How ridiculous is summarised in this piece by Joshua Carrington, who went to the trouble of building the various dependencies and compiling the source.

If Stronger In did not have an equivalent, or even a superior system, I would be surprised.

As far as I was concerned, Cummings’ blog post read like a pitch for work. But the journos bought it, so I guess it did its job.

Similarly, this line from an anonymous source, referred to only as David in the Cadwalladr piece, made me laugh out loud:

Robert Mercer did not invest in [Cambridge Analytica] until it ran a bunch of pilots – controlled trials. This is one of the smartest computer scientists in the world. He is not going to splash $15m on bullshit.

Have these people never heard of the dot-com bubble?
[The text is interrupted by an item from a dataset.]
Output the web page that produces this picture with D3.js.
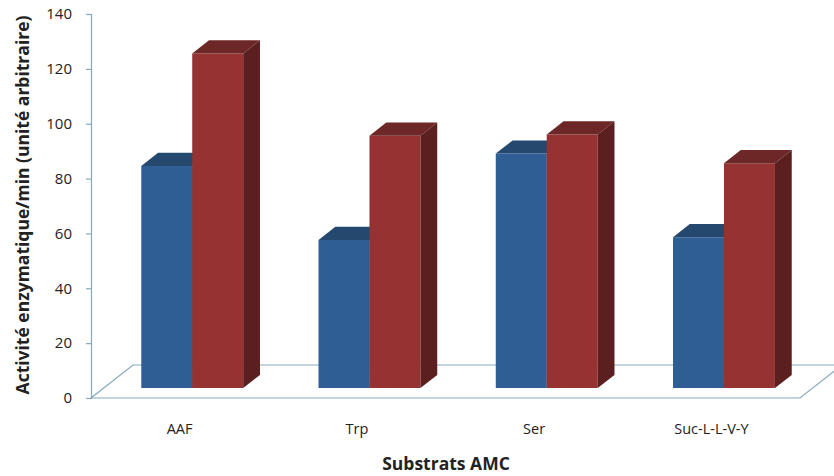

In closing, this is yet another article aiming to identify a “prime mover” responsible for a result that caught the legacy press and the political parties off guard and which many among that demographic have not yet come to terms with. The fact of the matter is that the EU is not very popular in the UK and it never was. The lie that says the EU is primarily an economic rather than a political project is increasingly difficult to maintain. The British electorate never felt that they had given their consent for their nation to be merged with other European states and subordinated to a supranational executive called the Commission. The ongoing disaster in the eurozone and the fact that the Armageddon we were promised if Britain did not join the single currency never arrived also emboldened people. I could go on.

Success may have many fathers while failure is an orphan, but it does not seem that any paternity test will soothe the paranoids who write this drivel for the Guardian and the Observer.